Spot USD/MYR has appreciated in line with a surge in the broader dollar amid another round of aggressive sterling sales in reaction to the UK gov't's fiscal announcements. The rate's upward trajectory has flattened after the PBOC stepped in to slow yuan depreciation by imposing a 20% risk reserve requirement on FX forward sales.
- Spot USD/MYR last deals +155 pips at MYR4.5930, which represents new cyclical highs. Topside technical focus falls on MYR4.6100, which capped gains twice in January 1998. Bears keep an eye on the 50-DMA, which kicks in at MYR4.4832.
- The ringgit remains vulnerable to the unpredictability of domestic politics, with the market kept in the dark about the date of the next general election. Ruling party heavyweights are pressuring PM Ismail Sabri to dissolve parliament early, but there are concerns about holding a general election during the annual monsoon season.
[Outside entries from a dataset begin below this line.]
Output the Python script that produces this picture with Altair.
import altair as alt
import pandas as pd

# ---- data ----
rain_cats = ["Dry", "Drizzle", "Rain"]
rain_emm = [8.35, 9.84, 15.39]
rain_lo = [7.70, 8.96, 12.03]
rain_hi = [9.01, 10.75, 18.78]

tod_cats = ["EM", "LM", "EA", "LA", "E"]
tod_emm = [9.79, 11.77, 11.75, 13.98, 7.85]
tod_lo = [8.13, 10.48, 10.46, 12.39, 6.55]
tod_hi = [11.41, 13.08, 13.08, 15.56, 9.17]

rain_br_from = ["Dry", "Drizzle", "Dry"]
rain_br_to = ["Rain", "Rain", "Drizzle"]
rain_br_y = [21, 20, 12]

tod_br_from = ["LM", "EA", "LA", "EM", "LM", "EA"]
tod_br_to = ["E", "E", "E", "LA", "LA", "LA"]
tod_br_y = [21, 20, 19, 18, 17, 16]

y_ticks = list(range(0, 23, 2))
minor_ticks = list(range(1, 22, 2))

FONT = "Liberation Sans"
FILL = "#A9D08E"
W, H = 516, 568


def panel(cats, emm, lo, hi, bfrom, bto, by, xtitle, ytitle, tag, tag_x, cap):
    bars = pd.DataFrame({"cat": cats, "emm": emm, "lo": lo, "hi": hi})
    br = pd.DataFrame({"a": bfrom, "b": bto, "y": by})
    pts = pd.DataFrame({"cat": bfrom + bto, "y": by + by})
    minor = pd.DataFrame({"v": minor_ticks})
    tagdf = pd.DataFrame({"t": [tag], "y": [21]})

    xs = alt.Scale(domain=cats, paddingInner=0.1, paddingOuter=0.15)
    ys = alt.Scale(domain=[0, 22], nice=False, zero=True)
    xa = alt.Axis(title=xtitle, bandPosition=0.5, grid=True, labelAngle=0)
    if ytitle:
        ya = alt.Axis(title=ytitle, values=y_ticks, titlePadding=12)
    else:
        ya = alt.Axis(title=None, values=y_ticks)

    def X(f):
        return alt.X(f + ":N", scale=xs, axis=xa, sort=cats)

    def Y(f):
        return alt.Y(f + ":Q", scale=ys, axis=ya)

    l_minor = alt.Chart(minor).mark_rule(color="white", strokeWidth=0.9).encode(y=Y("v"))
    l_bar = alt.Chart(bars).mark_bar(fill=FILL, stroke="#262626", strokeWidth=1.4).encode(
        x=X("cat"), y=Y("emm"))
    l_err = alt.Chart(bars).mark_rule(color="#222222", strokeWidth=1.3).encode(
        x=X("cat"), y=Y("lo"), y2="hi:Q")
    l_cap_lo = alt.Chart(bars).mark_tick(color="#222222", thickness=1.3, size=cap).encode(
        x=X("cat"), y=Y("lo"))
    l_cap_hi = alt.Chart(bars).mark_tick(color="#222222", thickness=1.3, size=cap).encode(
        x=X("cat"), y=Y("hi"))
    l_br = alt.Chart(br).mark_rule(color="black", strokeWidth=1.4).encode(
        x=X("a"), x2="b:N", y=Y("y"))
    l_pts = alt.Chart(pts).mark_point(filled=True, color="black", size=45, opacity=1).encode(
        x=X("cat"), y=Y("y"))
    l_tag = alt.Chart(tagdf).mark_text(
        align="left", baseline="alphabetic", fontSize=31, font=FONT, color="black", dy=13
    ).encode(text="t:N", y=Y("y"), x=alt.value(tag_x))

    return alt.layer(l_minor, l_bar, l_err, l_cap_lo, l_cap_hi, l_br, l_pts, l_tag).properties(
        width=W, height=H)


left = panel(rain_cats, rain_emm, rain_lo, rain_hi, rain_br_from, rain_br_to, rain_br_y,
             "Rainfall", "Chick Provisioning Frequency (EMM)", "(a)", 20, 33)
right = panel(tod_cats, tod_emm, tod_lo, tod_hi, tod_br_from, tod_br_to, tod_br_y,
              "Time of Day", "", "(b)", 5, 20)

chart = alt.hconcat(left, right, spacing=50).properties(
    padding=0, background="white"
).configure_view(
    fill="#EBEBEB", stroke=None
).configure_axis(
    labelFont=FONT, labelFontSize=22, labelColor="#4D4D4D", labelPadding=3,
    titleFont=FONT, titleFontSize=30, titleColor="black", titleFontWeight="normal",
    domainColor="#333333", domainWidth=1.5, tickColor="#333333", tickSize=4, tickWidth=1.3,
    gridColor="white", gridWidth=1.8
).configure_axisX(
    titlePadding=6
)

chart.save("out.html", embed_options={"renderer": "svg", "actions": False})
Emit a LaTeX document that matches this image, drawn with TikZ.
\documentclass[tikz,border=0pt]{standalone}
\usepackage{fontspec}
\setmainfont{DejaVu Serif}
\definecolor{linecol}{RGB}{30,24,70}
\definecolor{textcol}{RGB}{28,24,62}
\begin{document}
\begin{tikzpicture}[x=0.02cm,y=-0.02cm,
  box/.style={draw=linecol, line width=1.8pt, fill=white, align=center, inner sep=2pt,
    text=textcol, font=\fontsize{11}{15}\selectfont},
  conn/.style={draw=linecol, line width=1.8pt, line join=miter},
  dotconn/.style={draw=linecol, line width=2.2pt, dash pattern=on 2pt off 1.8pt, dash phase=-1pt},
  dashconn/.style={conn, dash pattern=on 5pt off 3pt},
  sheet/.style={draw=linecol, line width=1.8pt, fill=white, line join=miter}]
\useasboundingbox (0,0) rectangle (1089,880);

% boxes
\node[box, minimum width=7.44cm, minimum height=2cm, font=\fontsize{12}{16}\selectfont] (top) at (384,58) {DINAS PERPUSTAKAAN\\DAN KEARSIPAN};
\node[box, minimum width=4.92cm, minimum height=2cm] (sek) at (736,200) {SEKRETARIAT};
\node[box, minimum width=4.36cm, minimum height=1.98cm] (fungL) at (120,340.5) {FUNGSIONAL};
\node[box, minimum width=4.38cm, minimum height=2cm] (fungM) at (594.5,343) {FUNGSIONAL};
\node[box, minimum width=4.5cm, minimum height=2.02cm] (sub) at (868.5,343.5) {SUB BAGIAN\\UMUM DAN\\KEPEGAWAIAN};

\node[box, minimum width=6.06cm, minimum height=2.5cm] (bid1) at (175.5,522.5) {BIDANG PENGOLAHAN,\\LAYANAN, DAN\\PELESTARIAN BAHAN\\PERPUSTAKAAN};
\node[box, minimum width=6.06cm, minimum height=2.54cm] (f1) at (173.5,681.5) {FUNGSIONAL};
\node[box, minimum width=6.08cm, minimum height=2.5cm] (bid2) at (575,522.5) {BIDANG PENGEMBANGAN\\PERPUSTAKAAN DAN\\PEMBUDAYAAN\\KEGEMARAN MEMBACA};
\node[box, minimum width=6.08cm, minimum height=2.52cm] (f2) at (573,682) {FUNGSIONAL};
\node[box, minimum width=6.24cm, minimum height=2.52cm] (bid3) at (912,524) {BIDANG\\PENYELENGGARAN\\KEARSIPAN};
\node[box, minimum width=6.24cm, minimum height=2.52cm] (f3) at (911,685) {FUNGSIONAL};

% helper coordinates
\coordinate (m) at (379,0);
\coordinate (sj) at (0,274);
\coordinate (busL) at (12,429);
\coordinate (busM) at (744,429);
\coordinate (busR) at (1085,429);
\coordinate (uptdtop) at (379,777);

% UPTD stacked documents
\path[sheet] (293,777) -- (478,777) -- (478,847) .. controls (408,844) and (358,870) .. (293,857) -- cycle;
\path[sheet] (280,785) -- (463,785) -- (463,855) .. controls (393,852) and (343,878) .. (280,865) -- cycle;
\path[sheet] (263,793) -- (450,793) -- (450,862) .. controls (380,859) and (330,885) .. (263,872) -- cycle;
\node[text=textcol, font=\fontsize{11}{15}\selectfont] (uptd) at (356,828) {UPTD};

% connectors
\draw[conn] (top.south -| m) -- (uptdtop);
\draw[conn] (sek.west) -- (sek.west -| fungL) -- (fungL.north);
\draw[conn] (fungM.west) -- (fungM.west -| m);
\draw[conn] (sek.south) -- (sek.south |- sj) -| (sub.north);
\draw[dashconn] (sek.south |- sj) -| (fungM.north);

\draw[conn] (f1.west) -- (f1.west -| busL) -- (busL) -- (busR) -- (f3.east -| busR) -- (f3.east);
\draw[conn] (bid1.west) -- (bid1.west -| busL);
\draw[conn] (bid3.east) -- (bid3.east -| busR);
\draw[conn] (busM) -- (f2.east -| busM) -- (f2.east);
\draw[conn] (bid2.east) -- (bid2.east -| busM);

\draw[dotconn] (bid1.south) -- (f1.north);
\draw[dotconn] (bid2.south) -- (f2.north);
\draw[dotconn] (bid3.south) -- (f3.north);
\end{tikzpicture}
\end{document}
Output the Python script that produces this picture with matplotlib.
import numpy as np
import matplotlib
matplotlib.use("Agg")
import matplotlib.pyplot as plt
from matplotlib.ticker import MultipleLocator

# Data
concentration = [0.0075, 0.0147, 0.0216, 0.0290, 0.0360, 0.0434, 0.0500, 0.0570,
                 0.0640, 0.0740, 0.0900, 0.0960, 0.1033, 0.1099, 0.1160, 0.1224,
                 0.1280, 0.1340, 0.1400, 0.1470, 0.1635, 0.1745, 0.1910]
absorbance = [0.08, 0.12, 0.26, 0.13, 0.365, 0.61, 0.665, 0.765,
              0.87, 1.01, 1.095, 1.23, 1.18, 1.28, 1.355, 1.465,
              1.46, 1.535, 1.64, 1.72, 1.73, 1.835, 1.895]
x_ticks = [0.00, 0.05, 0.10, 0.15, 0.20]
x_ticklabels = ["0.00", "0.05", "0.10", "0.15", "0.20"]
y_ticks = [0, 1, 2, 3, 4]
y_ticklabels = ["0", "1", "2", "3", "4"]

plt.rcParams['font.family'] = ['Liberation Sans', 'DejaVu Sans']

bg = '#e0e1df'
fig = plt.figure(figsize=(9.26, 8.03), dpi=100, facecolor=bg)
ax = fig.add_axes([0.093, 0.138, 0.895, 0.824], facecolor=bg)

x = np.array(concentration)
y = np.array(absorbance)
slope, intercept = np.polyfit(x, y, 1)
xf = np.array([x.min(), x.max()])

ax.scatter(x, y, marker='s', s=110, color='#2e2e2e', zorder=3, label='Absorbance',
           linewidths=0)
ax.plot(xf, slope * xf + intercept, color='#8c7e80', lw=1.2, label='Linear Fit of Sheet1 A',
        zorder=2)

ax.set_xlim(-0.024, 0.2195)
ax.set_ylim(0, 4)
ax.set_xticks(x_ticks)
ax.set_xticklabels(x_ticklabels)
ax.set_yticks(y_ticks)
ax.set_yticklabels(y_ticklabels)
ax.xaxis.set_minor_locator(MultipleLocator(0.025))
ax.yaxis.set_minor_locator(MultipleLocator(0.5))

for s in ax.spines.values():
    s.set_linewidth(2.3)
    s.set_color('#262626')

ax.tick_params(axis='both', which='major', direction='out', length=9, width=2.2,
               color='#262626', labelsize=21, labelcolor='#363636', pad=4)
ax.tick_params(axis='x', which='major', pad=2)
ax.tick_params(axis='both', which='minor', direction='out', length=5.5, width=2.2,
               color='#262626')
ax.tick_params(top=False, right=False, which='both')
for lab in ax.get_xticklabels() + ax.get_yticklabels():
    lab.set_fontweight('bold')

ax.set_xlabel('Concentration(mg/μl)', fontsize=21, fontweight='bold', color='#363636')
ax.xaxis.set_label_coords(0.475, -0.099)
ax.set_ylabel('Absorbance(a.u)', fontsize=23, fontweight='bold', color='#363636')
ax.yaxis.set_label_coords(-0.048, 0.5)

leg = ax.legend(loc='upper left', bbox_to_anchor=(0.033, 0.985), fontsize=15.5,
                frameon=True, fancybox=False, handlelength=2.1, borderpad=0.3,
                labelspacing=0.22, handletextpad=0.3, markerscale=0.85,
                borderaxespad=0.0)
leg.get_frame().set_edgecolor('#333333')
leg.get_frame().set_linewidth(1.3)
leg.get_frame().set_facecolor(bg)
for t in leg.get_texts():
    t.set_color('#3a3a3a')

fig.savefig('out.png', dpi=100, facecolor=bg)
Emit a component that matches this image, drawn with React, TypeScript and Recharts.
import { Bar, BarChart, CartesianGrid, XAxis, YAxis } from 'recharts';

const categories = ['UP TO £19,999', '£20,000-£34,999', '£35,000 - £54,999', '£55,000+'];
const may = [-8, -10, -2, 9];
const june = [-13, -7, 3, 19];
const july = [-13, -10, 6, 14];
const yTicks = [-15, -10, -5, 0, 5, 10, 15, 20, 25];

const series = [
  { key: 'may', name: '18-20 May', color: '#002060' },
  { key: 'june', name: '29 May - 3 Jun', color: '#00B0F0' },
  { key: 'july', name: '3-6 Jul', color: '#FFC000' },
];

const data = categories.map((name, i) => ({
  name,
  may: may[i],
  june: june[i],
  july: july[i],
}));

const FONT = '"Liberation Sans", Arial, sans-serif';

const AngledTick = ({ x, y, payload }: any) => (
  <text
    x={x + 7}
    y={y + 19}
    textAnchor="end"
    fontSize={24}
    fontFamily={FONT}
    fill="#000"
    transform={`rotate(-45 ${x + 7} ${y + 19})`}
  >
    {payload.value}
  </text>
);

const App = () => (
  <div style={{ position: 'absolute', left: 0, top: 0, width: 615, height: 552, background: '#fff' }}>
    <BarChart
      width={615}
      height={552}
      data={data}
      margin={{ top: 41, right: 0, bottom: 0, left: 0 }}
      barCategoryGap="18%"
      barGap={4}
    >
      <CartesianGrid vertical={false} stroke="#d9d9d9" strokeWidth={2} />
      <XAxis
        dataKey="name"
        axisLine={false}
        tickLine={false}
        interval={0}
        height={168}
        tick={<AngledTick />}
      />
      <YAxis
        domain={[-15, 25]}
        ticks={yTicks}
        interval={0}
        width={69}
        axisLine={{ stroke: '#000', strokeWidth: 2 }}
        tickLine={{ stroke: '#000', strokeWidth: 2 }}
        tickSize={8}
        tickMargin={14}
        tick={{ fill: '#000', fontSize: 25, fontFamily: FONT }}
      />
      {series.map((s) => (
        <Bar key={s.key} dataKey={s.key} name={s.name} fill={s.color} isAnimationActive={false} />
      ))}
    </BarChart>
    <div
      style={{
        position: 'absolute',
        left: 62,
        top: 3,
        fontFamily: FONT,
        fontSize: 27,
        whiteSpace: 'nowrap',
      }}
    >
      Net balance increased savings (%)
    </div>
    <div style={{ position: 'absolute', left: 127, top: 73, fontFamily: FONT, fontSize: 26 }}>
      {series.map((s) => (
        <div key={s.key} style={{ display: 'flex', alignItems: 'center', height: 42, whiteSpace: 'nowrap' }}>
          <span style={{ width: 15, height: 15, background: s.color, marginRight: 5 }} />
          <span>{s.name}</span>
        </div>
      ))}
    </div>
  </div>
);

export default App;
- Palm oil futures weakened last Friday as participants continue to assess the ramifications of Indonesia's rivalry for market share with Malaysia, as top two producers of the tropical oil seek to reduce their stockpiles. Meanwhile, high-frequency data from Intertek showed that Malaysia's palm oil shipments rose 20.89% M/M in the first 25 days of the month.
- The BNM reported that Malaysia's foreign reserves fell to MYR467.8bn in the week through Sep 15, reaching the worst levels since Dec 2020.
- The local economic docket is virtually empty this week.